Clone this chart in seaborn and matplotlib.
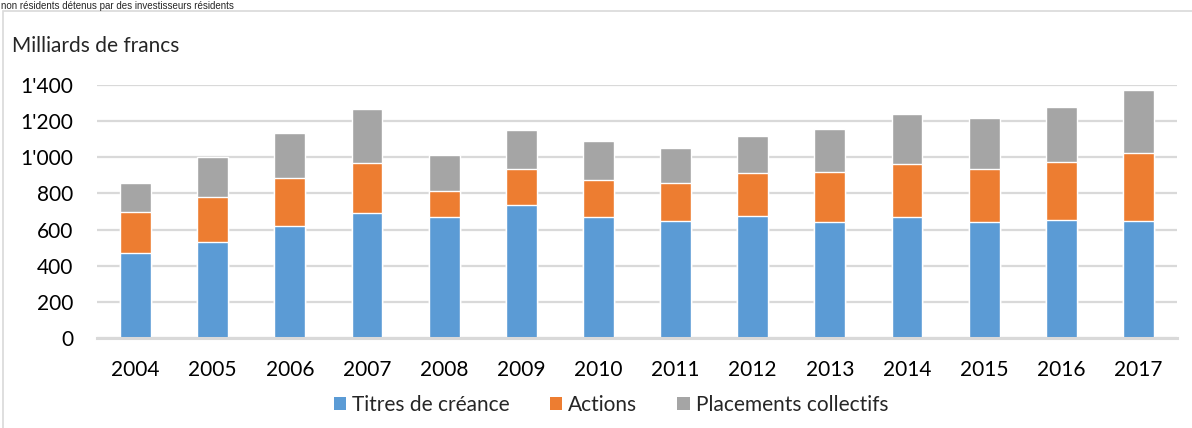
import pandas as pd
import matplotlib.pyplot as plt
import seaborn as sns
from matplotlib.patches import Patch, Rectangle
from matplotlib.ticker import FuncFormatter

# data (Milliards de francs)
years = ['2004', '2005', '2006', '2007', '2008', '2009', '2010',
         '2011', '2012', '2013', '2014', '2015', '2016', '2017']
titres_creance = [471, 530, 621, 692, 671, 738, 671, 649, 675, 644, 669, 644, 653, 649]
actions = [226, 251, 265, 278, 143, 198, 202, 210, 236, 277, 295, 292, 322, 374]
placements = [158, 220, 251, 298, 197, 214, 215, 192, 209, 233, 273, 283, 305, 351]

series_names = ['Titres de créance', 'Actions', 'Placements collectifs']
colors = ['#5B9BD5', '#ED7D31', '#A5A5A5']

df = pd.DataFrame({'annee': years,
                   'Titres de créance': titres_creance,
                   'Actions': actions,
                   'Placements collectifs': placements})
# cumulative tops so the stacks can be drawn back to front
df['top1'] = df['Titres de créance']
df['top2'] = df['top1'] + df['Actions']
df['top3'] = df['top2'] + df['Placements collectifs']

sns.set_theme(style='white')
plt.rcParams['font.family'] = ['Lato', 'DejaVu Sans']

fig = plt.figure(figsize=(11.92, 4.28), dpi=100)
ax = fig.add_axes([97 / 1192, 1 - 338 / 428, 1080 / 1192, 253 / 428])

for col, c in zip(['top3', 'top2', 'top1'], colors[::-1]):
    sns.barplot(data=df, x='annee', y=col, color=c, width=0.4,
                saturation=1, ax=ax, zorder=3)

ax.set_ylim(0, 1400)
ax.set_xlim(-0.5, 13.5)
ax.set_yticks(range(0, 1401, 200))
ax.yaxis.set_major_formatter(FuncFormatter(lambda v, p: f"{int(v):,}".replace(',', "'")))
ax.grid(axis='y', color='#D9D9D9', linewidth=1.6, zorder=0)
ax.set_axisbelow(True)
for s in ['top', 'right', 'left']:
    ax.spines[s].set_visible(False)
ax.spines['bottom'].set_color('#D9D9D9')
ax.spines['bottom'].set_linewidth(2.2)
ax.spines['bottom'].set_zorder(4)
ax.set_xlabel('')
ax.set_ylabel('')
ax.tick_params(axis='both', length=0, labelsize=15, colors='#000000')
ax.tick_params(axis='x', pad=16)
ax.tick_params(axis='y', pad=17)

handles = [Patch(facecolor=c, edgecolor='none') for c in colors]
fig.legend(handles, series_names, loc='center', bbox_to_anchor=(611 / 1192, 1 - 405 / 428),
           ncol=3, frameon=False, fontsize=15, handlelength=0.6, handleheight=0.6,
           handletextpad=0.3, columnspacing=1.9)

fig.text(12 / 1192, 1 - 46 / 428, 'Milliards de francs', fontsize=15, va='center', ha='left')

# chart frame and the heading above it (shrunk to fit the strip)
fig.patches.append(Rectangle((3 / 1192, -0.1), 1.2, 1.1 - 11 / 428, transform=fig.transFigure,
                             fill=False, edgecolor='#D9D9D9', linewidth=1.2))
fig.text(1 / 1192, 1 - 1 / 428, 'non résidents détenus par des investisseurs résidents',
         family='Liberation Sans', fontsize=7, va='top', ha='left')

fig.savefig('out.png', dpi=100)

Task requirements:
Please extract exactly the lines of the data, from the first through the line containing "colors = ['#5B9BD5', '#ED7D31', '#A5A5A5']", and add no pictures to the copy.

Result:
Clone this chart in seaborn and matplotlib.
import pandas as pd
import matplotlib.pyplot as plt
import seaborn as sns
from matplotlib.patches import Patch, Rectangle
from matplotlib.ticker import FuncFormatter

# data (Milliards de francs)
years = ['2004', '2005', '2006', '2007', '2008', '2009', '2010',
         '2011', '2012', '2013', '2014', '2015', '2016', '2017']
titres_creance = [471, 530, 621, 692, 671, 738, 671, 649, 675, 644, 669, 644, 653, 649]
actions = [226, 251, 265, 278, 143, 198, 202, 210, 236, 277, 295, 292, 322, 374]
placements = [158, 220, 251, 298, 197, 214, 215, 192, 209, 233, 273, 283, 305, 351]

series_names = ['Titres de créance', 'Actions', 'Placements collectifs']
colors = ['#5B9BD5', '#ED7D31', '#A5A5A5']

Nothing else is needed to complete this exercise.